Harvard Law Gets Personal

Harvard Law School recently unveiled sweeping changes to make the first-year experience for students more individualized.

But UNC officials say changes at the top-notch law school will not affect the actions of UNC administrators.

Harvard Law will spend $20 million next fall to decrease class sizes and create smaller units, called "colleges," within the department.

Steve Armini, Harvard Law spokesman, said students and faculty feel small classes will be beneficial, allowing smaller groups of students to participate in everything from advising to intramural sports.
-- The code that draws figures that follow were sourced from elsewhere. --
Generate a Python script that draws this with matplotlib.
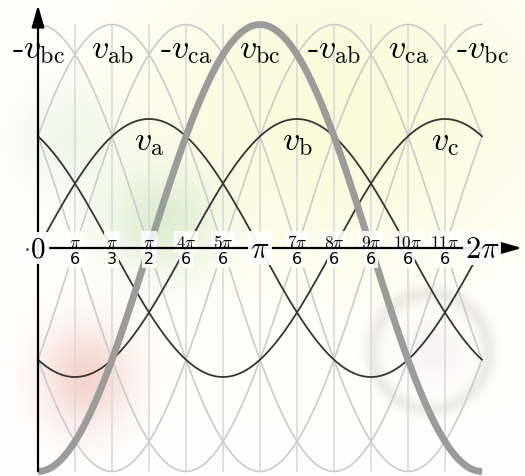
import numpy as np
import matplotlib
matplotlib.use('Agg')
import matplotlib.pyplot as plt

plt.rcParams['mathtext.fontset'] = 'cm'

# 相电压相位 (标幺值, 幅值为1)
PHASES = ['a', 'b', 'c']
PHASE_SHIFT = [0.0, -2 * np.pi / 3, 2 * np.pi / 3]

# 顶部线电压标签, 每隔 pi/3 一个
TOP_LABELS = [r'$\text{-}v_{\mathrm{bc}}$', r'$v_{\mathrm{ab}}$', r'$\text{-}v_{\mathrm{ca}}$',
              r'$v_{\mathrm{bc}}$', r'$\text{-}v_{\mathrm{ab}}$', r'$v_{\mathrm{ca}}$',
              r'$\text{-}v_{\mathrm{bc}}$']

# 横轴刻度 (k*pi/6, 分子/分母)
TICK_K = [1, 2, 3, 4, 5, 7, 8, 9, 10, 11]
TICK_NUM = [r'$\pi$', r'$\pi$', r'$\pi$', r'$4\pi$', r'$5\pi$',
            r'$7\pi$', r'$8\pi$', r'$9\pi$', r'$10\pi$', r'$11\pi$']
TICK_DEN = ['6', '3', '2', '6', '6', '6', '6', '6', '6', '6']

# 画布尺寸与坐标映射
W, H = 525, 477
X0_PX, PX_PER_RAD = 38, 70.66
Y0_PX, PX_PER_UNIT = 249, 129


def background():
    """淡色水印背景"""
    xx, yy = np.meshgrid(np.arange(W), np.arange(H))
    img = np.ones((H, W, 3))

    def tint(mask, rgb, s):
        m = (s * mask)[..., None]
        return img * (1 - m) + np.array(rgb) / 255.0 * m

    def blob(cx, cy, sx, sy):
        return np.exp(-((xx - cx) ** 2 / (2 * sx ** 2) + (yy - cy) ** 2 / (2 * sy ** 2)))

    img = tint(blob(340, 110, 160, 120), (250, 248, 200), 0.7)
    img = tint(blob(160, 220, 38, 35), (210, 232, 200), 0.75)
    img = tint(blob(70, 140, 35, 35), (225, 238, 220), 0.5)
    img = tint(blob(85, 378, 32, 36), (240, 198, 188), 0.75)
    r = np.hypot(xx - 430, yy - 352)
    img = tint(np.exp(-(r - 58) ** 2 / (2 * 6 ** 2)), (210, 210, 200), 0.4)
    img = tint(blob(430, 352, 22, 22), (235, 225, 235), 0.4)
    return img


def main():
    fig = plt.figure(figsize=(W / 100, H / 100), dpi=100)
    ax = fig.add_axes([0, 0, 1, 1])
    xlim = (-X0_PX / PX_PER_RAD, (W - X0_PX) / PX_PER_RAD)
    ylim = (-(H - Y0_PX) / PX_PER_UNIT, Y0_PX / PX_PER_UNIT)
    ax.imshow(background(), extent=(*xlim, *ylim), aspect='auto', zorder=0)
    ax.set_xlim(*xlim)
    ax.set_ylim(*ylim)
    ax.axis('off')

    th = np.linspace(0, 2 * np.pi, 600)
    v = {p: np.sin(th + s) for p, s in zip(PHASES, PHASE_SHIFT)}
    line_v = [v['c'] - v['b'], v['a'] - v['b'], v['a'] - v['c'],
              v['b'] - v['c'], v['b'] - v['a'], v['c'] - v['a']]
    amp = np.sqrt(3)

    # 竖直网格线
    for k in range(1, 12):
        ax.plot([k * np.pi / 6] * 2, [-amp, amp], color='#dadada', lw=1.2, zorder=1)

    # 六条线电压
    for lv in line_v:
        ax.plot(th, lv, color='#cbcbcb', lw=1.2, zorder=2)

    # 相电压
    for p in PHASES:
        ax.plot(th, v[p], color='#353535', lw=1.3, zorder=3)

    # 突出显示 v_bc
    ax.plot(th, v['b'] - v['c'], color='#9b9b9b', lw=5, zorder=4, solid_capstyle='butt')

    # 坐标轴
    arrow = dict(arrowstyle='-|>,head_length=0.7,head_width=0.2', lw=1.6, color='black',
                 mutation_scale=19, shrinkA=0, shrinkB=0)
    ax.annotate('', xy=(0, (Y0_PX - 6) / PX_PER_UNIT), xytext=(0, -1.73),
                arrowprops=arrow, zorder=6)
    ax.annotate('', xy=((522 - X0_PX) / PX_PER_RAD, 0), xytext=(12 / PX_PER_RAD, 0),
                arrowprops=arrow, zorder=6)

    # 分数刻度标签 (横轴即分数线)
    box = dict(facecolor='white', edgecolor='none', alpha=0.85, pad=1.2)
    for k, num, den in zip(TICK_K, TICK_NUM, TICK_DEN):
        x = k * np.pi / 6
        ax.text(x, 0.05, num, ha='center', va='center', fontsize=12.5, bbox=box, zorder=5)
        ax.text(x, -0.085, den, ha='center', va='center', fontsize=11.5, bbox=box, zorder=5)

    big = dict(facecolor='white', edgecolor='none', alpha=0.92, pad=1.5)
    ax.text(0, 0, r'$0$', ha='center', va='center', fontsize=21, bbox=big, zorder=9)
    ax.plot(-11 / PX_PER_RAD, -0.01, '.', color='#555555', ms=2, zorder=10)
    ax.text(np.pi, 0, r'$\pi$', ha='center', va='center', fontsize=22, bbox=big, zorder=9)
    ax.text(2 * np.pi, 0, r'$2\pi$', ha='center', va='center', fontsize=22, bbox=big, zorder=9)

    # 线电压标签
    for i, lab in enumerate(TOP_LABELS):
        ax.text(i * np.pi / 3, (Y0_PX - 50) / PX_PER_UNIT, lab, ha='center', va='center',
                fontsize=24.5, zorder=7)

    # 相电压标签 (峰值下方)
    for p, s in zip(PHASES, PHASE_SHIFT):
        x = (np.pi / 2 - s) % (2 * np.pi)
        ax.text(x, (Y0_PX - 142) / PX_PER_UNIT, r'$v_{\mathrm{%s}}$' % p, ha='center',
                va='center', fontsize=24.5, zorder=7)

    fig.savefig('out.png', dpi=100)
    plt.close(fig)


if __name__ == '__main__':
    main()
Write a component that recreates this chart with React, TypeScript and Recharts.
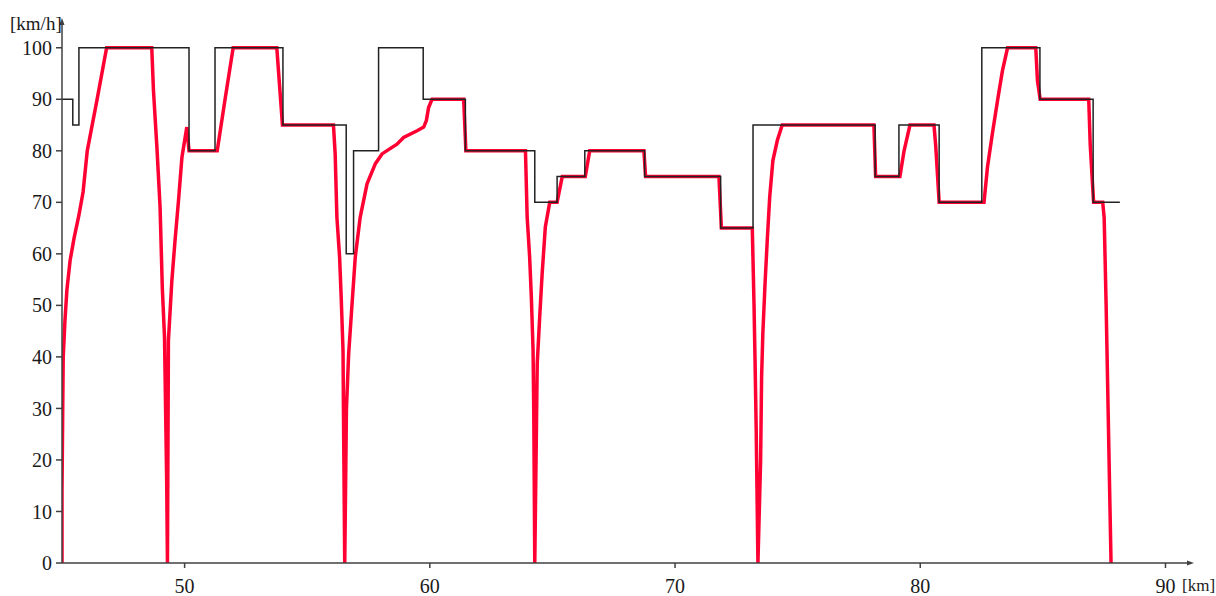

He said that because Harvard is one of the nation's largest law schools, it must try to provide students with a personalized learning experience. "Harvard Law has the best of both worlds," Armini said. "We are able to maintain the benefits of a large law school while simultaneously offering small classes."

Third-year Harvard Law student Derek Ho of Shervorn, Mass., said he feels that the general consent among the student body is that classes are too large.

Ho said that many classes contain about 140 students, creating an unproductive classroom dynamic.

"Law classes are conducted in such a manner that the professor will call on a student at random, which results in a conversation between two people while the other 138 students look on," he said.

Harvard Law administrators also are considering a new grading system that would replace the current system of letter grades with an evaluation system ranking students by high honors, honors, pass and fail.

But Ho said he feels a change in grading system will be detrimental to law students when they attempt to get jobs.

"I think that some employers will have trouble interpreting the new grades," he said. "My fear is that the new system will cause students to be compared unfairly to those from other schools."

Brian Bromberger, UNC School of Law associate dean for academic affairs, said there are two different ways to examine grades.

Bromberger said looking at grades alone reveals an individual professor's opinion, while evaluating students based on class rank allows students to be considered in relation to each other.

Harvard Law is consistently rated in the top three in most law school rankings, including the often-mentioned U.S News & World Report. The same report ranked UNC's School of Law 22nd.

But Bromberger said UNC is not strongly influenced by the actions of other law schools. "We always look at what other schools are doing," he said, "But at the end of the day, we decide what to do ourselves."